The Noise Project aims to enhance equity in collaborations between science institutions and communities. Equity is so important to our collaboration that we include it in our co-created Community Review Board Agreement of non-negotiables that guide research and evaluation in our communities. In order for researchers to partner with community organizations and work within communities, they must have a deep understanding of equity. We define equity as:
Providing the structure, tools, respect, and support needed to give each member the same opportunity to succeed. Working for equity also means identifying, countering, and/or removing forces and systems that limit opportunities and outcomes.
In this definition, we can see how equity is different from equality. While equality gives all people the same resources, support, and opportunities, equity gives individuals/communities the resources, support, and opportunities they need in order to have the ability to succeed, thus recognizing how various systems of oppression have operated throughout history, and continue to impact marginalized communities. These communities may need more time, resources, space, and support to surpass historic and current barriers than communities that are in positions of relative privilege. While the concept of equality functions as if everyone is starting in the same place, the concept of equity takes historical and present-day barriers into account by understanding that individual and community needs are relative to their circumstances.
One example of how the Noise Project approaches equitable, rather than equality-based, practice is that community partners have the ability to hold private meetings which are only for members of the community. These meetings are not accessible to the lab or institutional researchers unless they are invited to attend by the community partners. However, lab and institutional researchers do not hold private meetings. Furthermore, our project is based on the principles that all meetings, resources, decisions, and conversations must be done in a way that is transparent, accessible, and inclusive to all community partners. This practice is not equal, since community partners and lab researchers do not have the same opportunity, yet it is equitable.
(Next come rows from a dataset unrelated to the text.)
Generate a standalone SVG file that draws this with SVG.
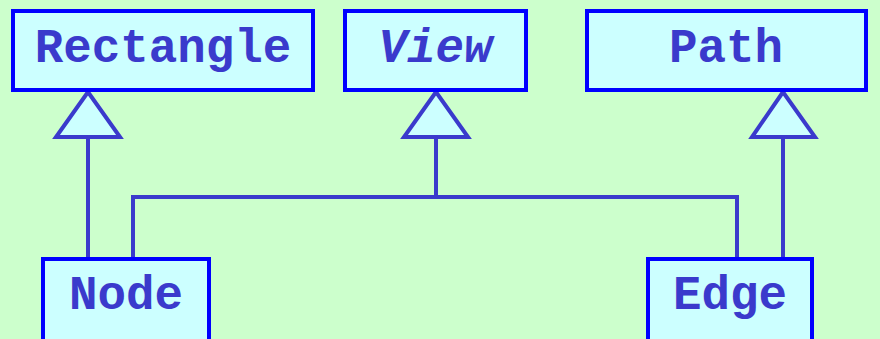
<svg xmlns="http://www.w3.org/2000/svg" width="880" height="339" viewBox="0 0 880 339">
<style>
.box{fill:#ccffff;stroke:#0000ff;stroke-width:4}
.lbl{font-family:"Liberation Mono","Courier New",monospace;font-weight:bold;font-size:47.5px;fill:#3a3acc;text-anchor:middle}
.ln{fill:none;stroke:#3a3acc;stroke-width:4}
.tri{fill:#ccffff;stroke:#3a3acc;stroke-width:4;stroke-linejoin:miter}
</style>
<rect x="0" y="0" width="880" height="339" fill="#ccffcc"/>
<g id="connectors">
<polyline class="ln" points="88,137 88,257"/>
<polyline class="ln" points="133,257 133,197 737,197 737,257"/>
<polyline class="ln" points="436,137 436,197"/>
<polyline class="ln" points="783,137 783,257"/>
<polygon class="tri" points="88,92 56,137 120,137"/>
<polygon class="tri" points="436,92 404,137 468,137"/>
<polygon class="tri" points="783,92 752,137 815,137"/>
</g>
<g id="Rectangle">
<rect class="box" x="13" y="11" width="300" height="79"/>
<text class="lbl" x="163" y="62">Rectangle</text>
</g>
<g id="View">
<rect class="box" x="345" y="11" width="181" height="79"/>
<text class="lbl" x="435.5" y="62" font-style="italic">View</text>
</g>
<g id="Path">
<rect class="box" x="587" y="11" width="279" height="79"/>
<text class="lbl" x="726" y="62">Path</text>
</g>
<g id="Node">
<rect class="box" x="43" y="259" width="166" height="90"/>
<text class="lbl" x="126" y="309">Node</text>
</g>
<g id="Edge">
<rect class="box" x="648" y="259" width="164" height="90"/>
<text class="lbl" x="730" y="309">Edge</text>
</g>
</svg>
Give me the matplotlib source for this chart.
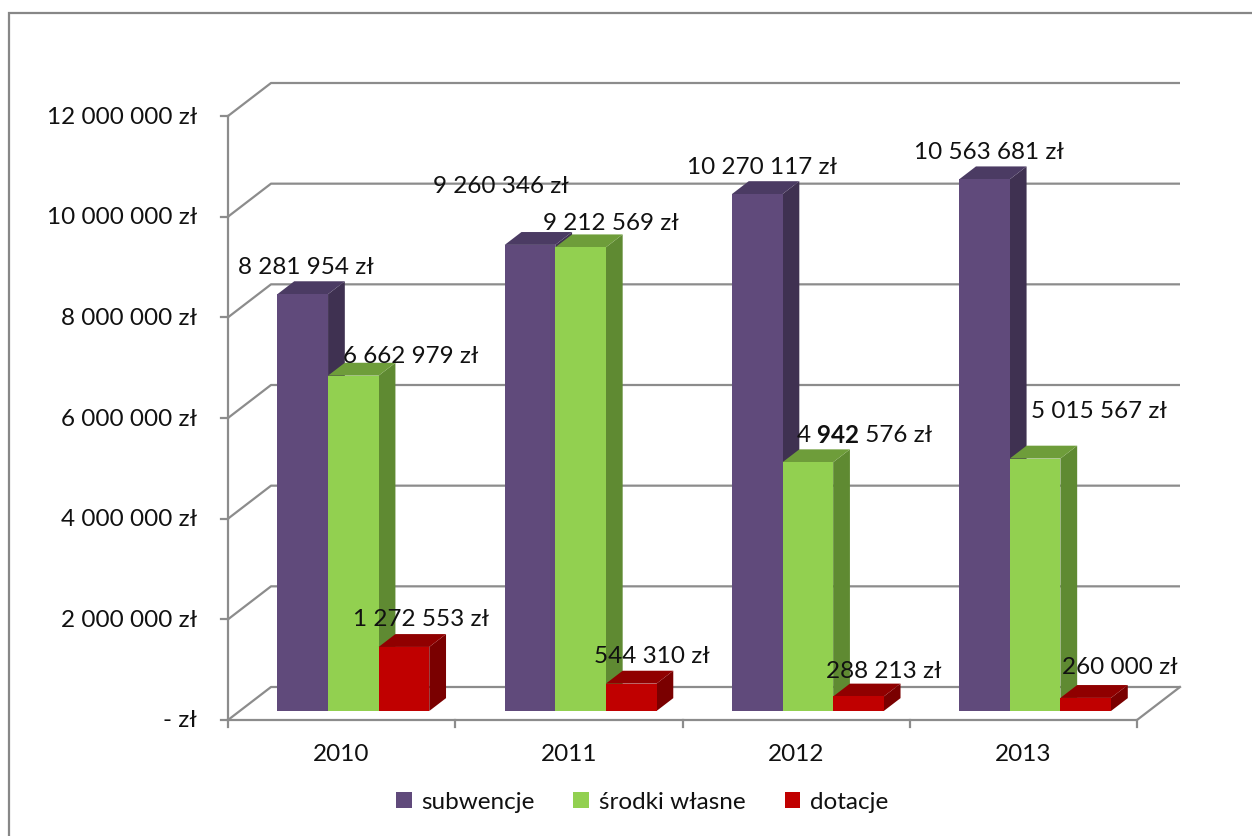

This is an equitable practice because it takes into consideration the power difference between community partners and institutional researchers. Researchers are already in a comfortable position since they are working within a system that benefits them and provides them with privilege and influence. In comparison to communities, they have much more power to hold private meetings, make internal decisions, and generally have more influence in the direction of the collaboration. From our research, we know that community partners do not hold this same level of power. To counteract the difference in power and privilege, community partners get a private space to process and communicate together without institutional influence. This practice aims to ensure that community partners have as much ownership and influence over the collaboration as institutional researchers do.
Equitable practices and behaviors can be a part of any social justice movement or issue. To center equity in your community, organization, or team you can think about the historical circumstances that affect your community or group. Think of the ways in which this historical context creates barriers for some and opportunities for others. With this in mind you can reflect on what it would take for all members of your community or group to have the same ability to reach their full potential and thrive.